What Is The Difference Between A Canyon And A Gorge?

A canyon in Jasper, Alberta.
A canyon in Jasper, Alberta.

Canyons and gorges are geographical landforms belonging to the broad categories of valleys. Morphologically, they are either V-shaped or U-shaped with a down ward fold extending below the earth surface. They are classically low areas and could be separating mountains or hills. More often than not, canyons and gorges have rivers streaming through them and are usually very long and narrow. They are often considered deep valleys with very steep escarpments. Though these terms have been utilized interchangeably, there exists some critical differences between a canyon and a gorge in terms of size, mode of formation, localization and preference of usage of the terms.

Differences Between A Canyon And A Gorge

In terms of the proportions of the two, a canyon is considered larger than a gorge. They are both deep valleys, but a canyon is often wider compared to a gorge. The term gorge is at times used to describe ravines which are narrower than canyons. Canyons are mainly localized to the arid areas while gorges can be found in temperate areas like between mountain ranges. While water or lava flow is implicated in the formation of gorges, erosion from a plateau level coupled with resistance of hard rocks to weathering is the manner in which canyons are formed. Often, gorges are associated with rivers while canyons are not. Despite the geographical differences, in the United States the term canyon is widely applied to refer to both canyons and gorges. In Europe however, the term gorge is more preferred.

Formation Of Canyons

Erosion, is the weathering process that leads to the formation of canyons. This begins at the table land level and continues downwards.
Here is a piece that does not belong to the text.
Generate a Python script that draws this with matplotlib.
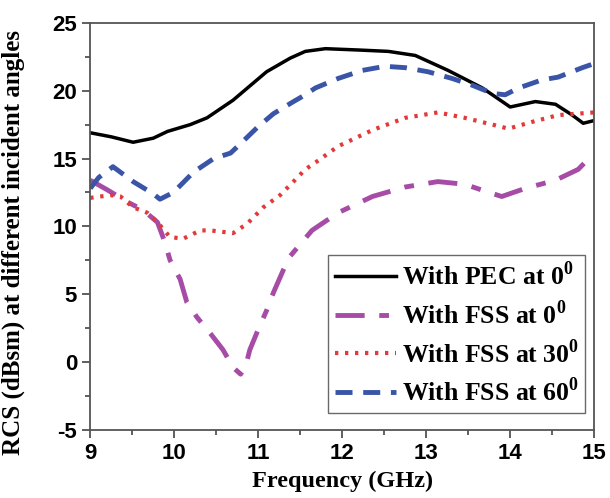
import numpy as np
import matplotlib.pyplot as plt
from matplotlib.ticker import MultipleLocator

plt.rcParams['mathtext.fontset'] = 'custom'
plt.rcParams['mathtext.bf'] = 'Liberation Serif:bold'
plt.rcParams['mathtext.rm'] = 'Liberation Serif:bold'
plt.rcParams['axes.unicode_minus'] = False

# RCS curves read per series (frequency in GHz, RCS in dBsm)
f_pec = [9.0, 9.25, 9.51, 9.75, 9.92, 10.19, 10.39, 10.7, 11.1, 11.38, 11.56, 11.8, 12.2, 12.55,
         12.87, 13.26, 13.67, 14.0, 14.3, 14.54, 14.74, 14.87, 15.0]
rcs_pec = [16.9, 16.6, 16.2, 16.5, 17.0, 17.5, 18.0, 19.3, 21.4, 22.4, 22.9, 23.1, 23.0, 22.9,
           22.6, 21.5, 20.2, 18.8, 19.2, 19.0, 18.2, 17.6, 17.8]

f_fss0 = [9.0, 9.2, 9.44, 9.63, 9.8, 9.89, 9.95, 10.07, 10.15, 10.27, 10.43, 10.58, 10.7, 10.79,
          10.85, 10.9, 11.0, 11.1, 11.18, 11.3, 11.38, 11.64, 11.95, 12.36, 12.75, 13.14, 13.46,
          13.7, 13.9, 14.18, 14.54, 14.81, 15.0]
rcs_fss0 = [13.4, 12.7, 11.8, 11.2, 10.3, 8.8, 7.5, 6.1, 4.4, 3.3, 2.1, 0.9, -0.4, -0.9,
            -0.3, 0.9, 2.4, 3.8, 5.1, 6.8, 7.8, 9.7, 11.0, 12.2, 12.9, 13.3, 13.1,
            12.6, 12.2, 12.8, 13.4, 14.2, 15.4]

f_fss30 = [9.0, 9.24, 9.36, 9.51, 9.68, 9.8, 9.95, 10.11, 10.31, 10.43, 10.7, 10.87, 11.06, 11.26,
           11.42, 11.56, 11.68, 11.95, 12.36, 12.75, 13.14, 13.46, 13.79, 13.98, 14.26, 14.57, 15.0]
rcs_fss30 = [12.1, 12.3, 12.2, 11.4, 11.0, 10.3, 9.2, 9.1, 9.7, 9.7, 9.5, 10.2, 11.4, 12.3,
             13.3, 14.2, 14.7, 15.9, 17.1, 18.0, 18.4, 18.0, 17.5, 17.2, 17.7, 18.2, 18.4]

f_fss60 = [9.0, 9.1, 9.27, 9.51, 9.75, 9.83, 9.99, 10.23, 10.47, 10.67, 10.79, 10.99, 11.18, 11.42,
           11.56, 11.68, 11.95, 12.24, 12.51, 12.75, 13.02, 13.31, 13.55, 13.79, 13.94, 14.1, 14.38,
           14.57, 14.86, 15.0]
rcs_fss60 = [12.8, 13.6, 14.4, 13.3, 12.4, 12.0, 12.5, 14.0, 15.0, 15.4, 16.1, 17.3, 18.3, 19.2,
             19.7, 20.2, 20.9, 21.5, 21.8, 21.7, 21.4, 20.9, 20.4, 19.8, 19.7, 20.2, 20.8,
             21.0, 21.7, 22.0]

fig = plt.figure(figsize=(6.1, 4.98), dpi=100)
ax = fig.add_axes([0.148, 0.137, 0.826, 0.817])

ax.plot(f_pec, rcs_pec, color='black', lw=2.5, label=r'With PEC at 0$^{\mathbf{0}}$')
ax.plot(f_fss0, rcs_fss0, color='#a64ca6', lw=3.5, dashes=(6, 3, 2, 3),
        label=r'With FSS at 0$^{\mathbf{0}}$')
ax.plot(f_fss30, rcs_fss30, color='#e23a3a', lw=3, dashes=(0.8, 1.6),
        label=r'With FSS at 30$^{\mathbf{0}}$')
ax.plot(f_fss60, rcs_fss60, color='#3a55a8', lw=3.5, dashes=(3.5, 2.2),
        label=r'With FSS at 60$^{\mathbf{0}}$')

ax.set_xlim(9, 15)
ax.set_ylim(-5, 25)
ax.xaxis.set_major_locator(MultipleLocator(1))
ax.xaxis.set_minor_locator(MultipleLocator(0.5))
ax.yaxis.set_major_locator(MultipleLocator(5))
ax.yaxis.set_minor_locator(MultipleLocator(2.5))
ax.tick_params(which='both', direction='out', top=False, right=False, width=1.2, color='#444444')
ax.tick_params(which='major', length=6, labelsize=16)
ax.tick_params(which='minor', length=3.5)
for lab in ax.get_xticklabels() + ax.get_yticklabels():
    lab.set_fontweight('bold')
    lab.set_family('Liberation Sans')
for sp in ax.spines.values():
    sp.set_linewidth(1.3)
    sp.set_color('#555555')

ax.set_xlabel('Frequency (GHz)', family='Liberation Serif', fontweight='bold', fontsize=17.5, labelpad=5)
ax.set_ylabel('RCS (dBsm) at different incident angles', family='Liberation Serif',
              fontweight='bold', fontsize=18)
ax.yaxis.set_label_coords(-0.129, 0.46)

leg = ax.legend(loc='lower right', bbox_to_anchor=(1.0 - 9 / 504, 17 / 407), frameon=True,
                fancybox=False, handlelength=2.4, handletextpad=0.2, borderpad=0.25,
                labelspacing=0.4, borderaxespad=0.0,
                prop={'family': 'Liberation Serif', 'weight': 'bold', 'size': 18.5})
leg.get_frame().set_edgecolor('#444444')
leg.get_frame().set_linewidth(1.0)

fig.savefig('out.png', dpi=100)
Hard rock is resistant to this weathering process, thus remains on the escarpments in form of granite and sandstones. Major canyons in the world include the Yarlung Tsangpo Grand Canyon in the Unites States of America, the Fish River Canyon in Namibia and the Grand Canyon of northern Arizona.

Formation Of Gorges

Gorges form via three forms of natural forces: erosion, geological uplift and glaciers melting. Erosion and washing away of the sediments caused by rivers and streams in valleys is responsible for formation of most gorges in the world. The Talari Gorges in Mali were formed in this manner. Upward movement of the Earth’s surface termed the geologic uplift has been implicated in formation of these land forms. In most cases, geologic uplift works hand in hand with erosion. These two forces led to the formation of Macocha Gorge in Czech Republic. The Colombia River Gorge in Washington was formed via melting of glaciers, which is the third force that leads to gorges creation.

Significance Of Canyons And Gorges

Canyons and gorges are a geographical fascinations known for tourist attraction which often contributes to countries’ economies. They also provide education regarding changes in land forms in their tales of modes of formation. Some of these landforms are important archaeological sites documenting early human life by way of remains of ancient plants and animal remains. An example is the Olduvai Gorge cited by the Leakey family as famous for ancient tools and fossils. Dams built along the rivers streaming through the gorges are often important sources of energy, example being the Three Gorges Dam.